One of the most mysterious aspects of the games industry in recent years has been the disappearance of snowboarding and winter sports games. Examples like SSX and Shaun Palmer’s Pro Snowboarder were massive in the 1990s and 2000s but for whatever reason, games publishers lost interest in them. Ubisoft, however, which has a developer in Annecy in the foothills of the Alps, has spotted a gap in the market and the result is Steep, a very modern sort of winter sports game.

Specifically, Steep combines the structure of a massively multilayer online game with elements of user-generated content, so its general feel is very different to that of the linear, often event-based snowboarding games of yore. It abandons any lip-service to shoehorning in an overarching narrative, in favour of providing a huge, snowy playground which is essentially a mash-up of the back-country in the Alps – groomed slopes and demarcated resorts are absent, in favour of wall-to-wall powder, rocky outcrops, forests and the occasional village which acts as a set of launch-pads for spectacular tricks.


Steep isn’t just a snowboarding game, either: you can switch at any point between snowboard, skis, wingsuit or paraglider. The first thing it does is introduce you to Mountain View, a zoomed-out, top-down map studded with events and activities. Initially, you only have access to one mountain: as you participate in races, freestyles and the like – or merely explore – new mountains and even hot-air balloons, from which you can wingsuit, open up.

The first stages are essentially a tutorial, introducing the tricking system — which is pretty simple but still effective, requiring you to time your initial jump then initiate different tricks using both sticks, add grabs with the triggers and make sure you’re back on an even keel for landing — plus concepts like using the binoculars to open up new areas and turning new lines you find into challenges that can be posted for others.

Steep is by far the most free-form winter sports game ever.

The game telegraphs undiscovered areas, but you have to be close enough to open them up by scrutinising them with your binoculars. You can take all or part of any run and turn it into a straight race, or various types of freestyle events with different goals. The events and activities on offer are pleasantly varied, including wingsuit courses which are reminiscent of Pilot Wings, paragliding courses that require you to make the most of updraughts, tricky descents that involve avoiding cliffs, rocks and trees and freestyles on a variety of courses.

Any narrative thrust the game possesses is derived from its Mountain Stories – long, rather mystical sequences supposedly narrated by the mountains themselves, in which you might have to select the best equipment to get you to a faraway peak or participate in a night-shoot with another boarder. Ski, snowboard and extreme sports brands like Saloon and Red Bull feature prominently, and levelling up by earning XP brings virtual kit as well as opening up new mountains and events. The game’s online nature means you can group up with friends or random players and take on events with them or just explore aimlessly, according to taste.
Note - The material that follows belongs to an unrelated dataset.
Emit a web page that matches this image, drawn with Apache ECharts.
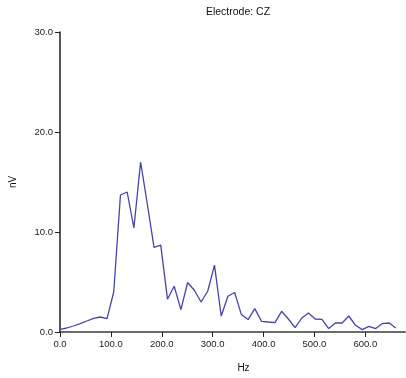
<!DOCTYPE html>
<html>
<head>
<meta charset="utf-8">
<style>
  html, body { margin: 0; padding: 0; background: #fff; }
  #chart { width: 406px; height: 378px; }
</style>
<script src="https://cdn.jsdelivr.net/npm/echarts@6/dist/echarts.min.js"></script>
</head>
<body>
<div id="chart"></div>
<script>
// Spectrum at electrode CZ: frequency bins (Hz) and amplitude (nV)
const freqHz = [
  0, 13.2, 26.4, 39.6, 52.8, 66, 79.2, 92.4, 105.6, 118.8,
  132, 145.2, 158.4, 171.6, 184.8, 198, 211.2, 224.4, 237.6, 250.8,
  264, 277.2, 290.4, 303.6, 316.8, 330, 343.2, 356.4, 369.6, 382.8,
  396, 409.2, 422.4, 435.6, 448.8, 462, 475.2, 488.4, 501.6, 514.8,
  528, 541.2, 554.4, 567.6, 580.8, 594, 607.2, 620.4, 633.6, 646.8, 660
];
const amplitudeNv = [
  0.27, 0.4, 0.6, 0.84, 1.1, 1.37, 1.5, 1.34, 4.0, 13.7,
  14.0, 10.4, 17.0, 12.8, 8.46, 8.69, 3.28, 4.58, 2.24, 4.95,
  4.18, 3.0, 4.1, 6.68, 1.6, 3.58, 3.95, 1.74, 1.24, 2.34,
  1.07, 1.0, 0.94, 2.07, 1.3, 0.44, 1.4, 1.9, 1.3, 1.27,
  0.34, 0.9, 0.9, 1.6, 0.67, 0.24, 0.57, 0.34, 0.84, 0.9, 0.4
];
const chartTitle = 'Electrode: CZ';
const xAxisName = 'Hz';
const yAxisName = 'nV';

const seriesData = freqHz.map((f, i) => [f, amplitudeNv[i]]);
const font = 'Liberation Sans, Arial, sans-serif';

const chart = echarts.init(document.getElementById('chart'), null, { renderer: 'canvas' });
chart.setOption({
  animation: false,
  backgroundColor: '#ffffff',
  title: {
    text: chartTitle,
    left: 233,
    textAlign: 'center',
    top: 2,
    textStyle: { fontFamily: font, fontSize: 10.5, fontWeight: 'normal', color: '#111' }
  },
  grid: { left: 60, right: 1, top: 32, bottom: 46 },
  xAxis: {
    type: 'value',
    min: 0,
    max: 678,
    interval: 100,
    name: xAxisName,
    nameLocation: 'middle',
    nameGap: 31,
    nameTextStyle: { fontFamily: font, fontSize: 10, color: '#111', padding: [0, 0, 0, 22] },
    splitLine: { show: false },
    axisLine: { lineStyle: { color: '#3a3a3a', width: 1.7 } },
    axisTick: { length: 5, lineStyle: { color: '#222', width: 1 } },
    axisLabel: {
      fontFamily: font, fontSize: 9.5, color: '#222', margin: 7,
      showMaxLabel: false,
      formatter: v => v.toFixed(1)
    }
  },
  yAxis: {
    type: 'value',
    min: 0,
    max: 30,
    interval: 10,
    name: yAxisName,
    nameLocation: 'middle',
    nameGap: 42,
    nameTextStyle: { fontFamily: font, fontSize: 10, color: '#111' },
    splitLine: { show: false },
    axisLine: { show: true, lineStyle: { color: '#3a3a3a', width: 1.7 } },
    axisTick: { show: true, length: 5, lineStyle: { color: '#222', width: 1 } },
    axisLabel: {
      fontFamily: font, fontSize: 9.5, color: '#222', margin: 7,
      formatter: v => v.toFixed(1)
    }
  },
  series: [{
    type: 'line',
    data: seriesData,
    showSymbol: false,
    symbol: 'none',
    lineStyle: { color: '#4444aa', width: 1.3 }
  }]
});
</script>
</body>
</html>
Steep, in other words, is by far the most free-form winter sports game ever but that doesn’t necessarily constitute a selling-point. The novelty of being able to create challenges wears off quickly, and the game-world feels criminally under-populated. There’s a fine line between free-form and amorphous, and Steep too often falls into the latter territory.


Instead, its strengths lie in look and feel. The physics and graphics are great, and little details such as the crunch of snow beneath your board, as well as the way it moves around with the contours, give it a really convincing air. The way in which you have to ride air-currents when wingsuiting or paragliding is great, too — some of the wingsuit courses, in particular, are deliciously tricky to negotiate.

Steep has vast amounts to offer those yearning to be at the top of an Alp with a tea-tray strapped to their feet, but who, for whatever reason, are instead stuck indoors in front of a console. Those who live to ski or board might end up getting so into it that they become obsessed with creating challenges for their mates, but the average gamer will find that, after a while, they are scrabbling around for new activities. Ubisoft has a generous downloadable content plan which should mitigate against that — earlier next year, for example, Antarctica will be added as a new play-area which is roughly the same size as the existing one — but any gamers wishing to recreate the joys of SSX or its ilk will soon find themselves craving a bit more structure.